Year
2016
Abstract
Pyroprocessing technology is a high-temperature method utilizing molten salts for used nuclear fuel treatment. The heart of this process is an electrorefiner (ER) which contains different fission, rare-earth, and transuranic chloride compositions during the operation. As a result, materials detection and accountability towards safeguards within the ER are extremely important in order to advance this technology. Development of a smart signal detection program toward pyroprocessing safeguards will require full understanding of massive ER systemic parameters. To obtain this desired goal, a novel electrochemical data analysis and simulation using an artificial neural intelligence (ANI) method has been developed and explored.
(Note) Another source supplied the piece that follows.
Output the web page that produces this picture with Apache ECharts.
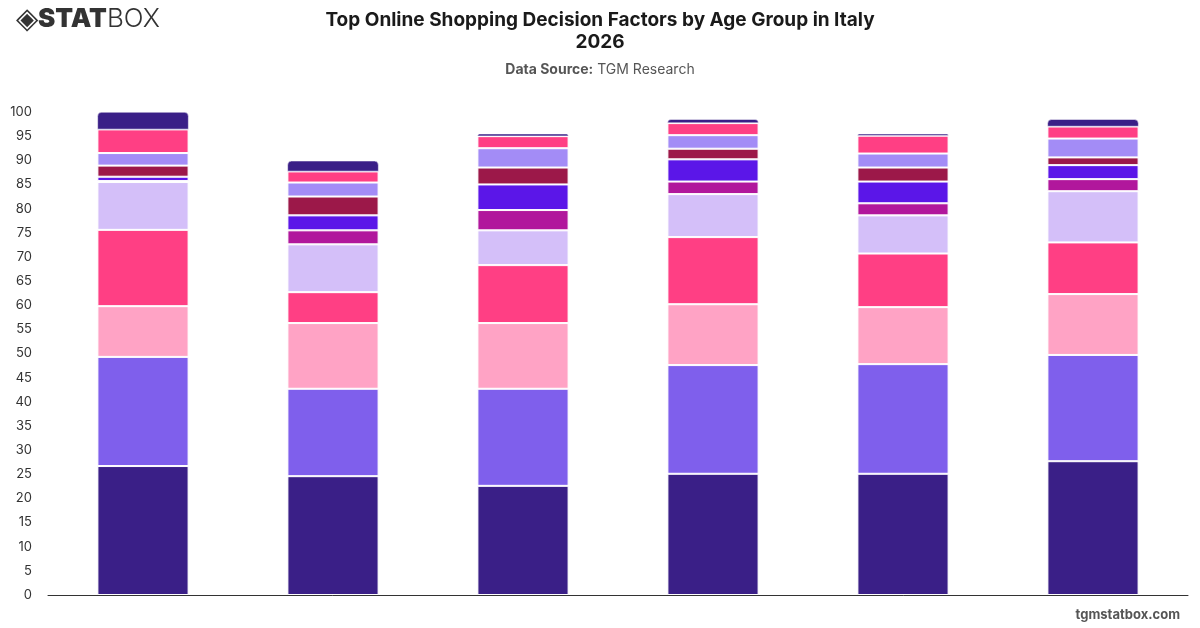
<!DOCTYPE html>
<html>
<head>
<meta charset="utf-8">
<style>
  html, body { margin: 0; padding: 0; background: #fff; }
  #chart { width: 1200px; height: 628px; }
</style>
<script src="https://cdn.jsdelivr.net/npm/echarts@6/dist/echarts.min.js"></script>
</head>
<body>
<div id="chart"></div>
<script>
// age groups (axis labels are not shown in the original)
var ageGroups = ['18-24', '25-34', '35-44', '45-54', '55-64', '65+'];
var yTicks = [0, 100, 5];

// decision factors, bottom of the stack to top
var factorNames = ['Price', 'Delivery Speed', 'Free Shipping', 'Product Reviews', 'Return Policy',
  'Brand Reputation', 'Payment Options', 'Discounts', 'Website Usability', 'Customer Service', 'Other'];
var factorColors = ['#3a1f87', '#7f5fec', '#ffa3c5', '#ff3f84', '#d4bff9',
  '#b1179c', '#5b16e8', '#9c1849', '#a38cf6', '#ff3f84', '#3a1f87'];

var price          = [26.7, 24.6, 22.6, 25.1, 25.1, 27.7];
var deliverySpeed  = [22.6, 18.1, 20.1, 22.5, 22.7, 22.0];
var freeShipping   = [10.5, 13.6, 13.6, 12.6, 11.8, 12.6];
var reviews        = [15.8, 6.4, 12.0, 13.9, 11.1, 10.7];
var returnPolicy   = [9.9, 9.9, 7.2, 8.9, 7.9, 10.6];
var brand          = [0.2, 2.9, 4.2, 2.6, 2.5, 2.5];
var payment        = [0.9, 3.1, 5.3, 4.6, 4.5, 2.9];
var discounts      = [2.3, 3.9, 3.5, 2.2, 2.9, 1.6];
var usability      = [2.6, 2.9, 4.0, 2.8, 2.9, 3.9];
var service        = [4.9, 2.3, 2.5, 2.5, 3.7, 2.5];
var other          = [3.6, 2.2, 0.5, 0.8, 0.4, 1.5];

var factorData = [price, deliverySpeed, freeShipping, reviews, returnPolicy,
  brand, payment, discounts, usability, service, other];

var chart = echarts.init(document.getElementById('chart'));

var series = [];
for (var i = 0; i < factorNames.length; i++) {
  var last = i == factorNames.length - 1;
  series.push({
    name: factorNames[i],
    type: 'bar',
    stack: 'total',
    barWidth: '48%',
    data: factorData[i],
    itemStyle: {
      color: factorColors[i],
      borderColor: '#fff',
      borderWidth: last ? 0.5 : 1,
      borderRadius: last ? [4, 4, 0, 0] : 0
    }
  });
}

option = {
  animation: false,
  textStyle: { fontFamily: 'Inter, Roboto, sans-serif' },
  title: [{
    text: 'Top Online Shopping Decision Factors by Age Group in Italy\n2026',
    left: 'center',
    top: 4,
    textStyle: { fontSize: 19, fontWeight: 'bold', color: '#1a1a1a', lineHeight: 22, fontFamily: 'Inter, sans-serif' }
  }, {
    text: '{b|Data Source:} TGM Research',
    left: 'center',
    top: 58,
    textStyle: {
      fontSize: 14, fontWeight: 'normal', color: '#555', fontFamily: 'Inter, sans-serif',
      rich: { b: { fontSize: 14, fontWeight: 'bold', color: '#555', fontFamily: 'Inter, sans-serif' } }
    }
  }],
  graphic: [{
    type: 'text',
    left: 16,
    top: 5,
    style: {
      text: '◈{s|STAT}{l|BOX}',
      fontSize: 29,
      fill: '#333',
      rich: {
        s: { fontSize: 26, fontWeight: 900, fill: '#333', fontFamily: 'Inter, sans-serif' },
        l: { fontSize: 26, fontWeight: 300, fill: '#333', fontFamily: 'Inter, sans-serif' }
      }
    }
  }, {
    type: 'text',
    right: 20,
    bottom: 6,
    style: { text: 'tgmstatbox.com', fontSize: 13, fontWeight: 'bold', fill: '#555', fontFamily: 'Inter, sans-serif' }
  }],
  tooltip: { trigger: 'axis' },
  grid: { left: 48, right: 12, top: 112, bottom: 33 },
  xAxis: [{
    type: 'category',
    data: ageGroups,
    axisLine: { lineStyle: { color: '#333', width: 1 } },
    axisTick: { show: false },
    axisLabel: { show: false }
  }],
  yAxis: [{
    type: 'value',
    min: yTicks[0],
    max: yTicks[1],
    interval: yTicks[2],
    axisLine: { show: false },
    axisTick: { show: false },
    splitLine: { show: false },
    axisLabel: { color: '#333', fontSize: 13, margin: 16 }
  }],
  series: series
};
chart.setOption(option);
</script>
</body>
</html>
One of the common electrochemical methods, cyclic voltammetry (CV), has been chosen to successfully test this approach as the first stepping stone. Massive collected data sets by Hoover (2014), over 77,000 data values, for 0.5 to 5 wt% of zirconium (Zr) in LiCl-KCl molten salt at 773 K with different scan rates has been considered to provide multi-variables (e.g. scan rate, voltage, current, time, and concentration) for ANI technique [1]. The computational code which has been performed using the commercial software MATLAB, weighted each inputs and contrasted with the sum of inputs to the threshold value to produce the outputs. That is, ANI can be used to mimic the system by driving the data sets of currents, potentials, concentrations, scan rates and process time through interrelation between variables to provide a current and potential simulated data set. Optimizing the ANI process is related to choice a proper number of second layer which is called intermediate hidden layer. Preliminary results demonstrate that the model can predict the current versus potential diagram with an error around 16%.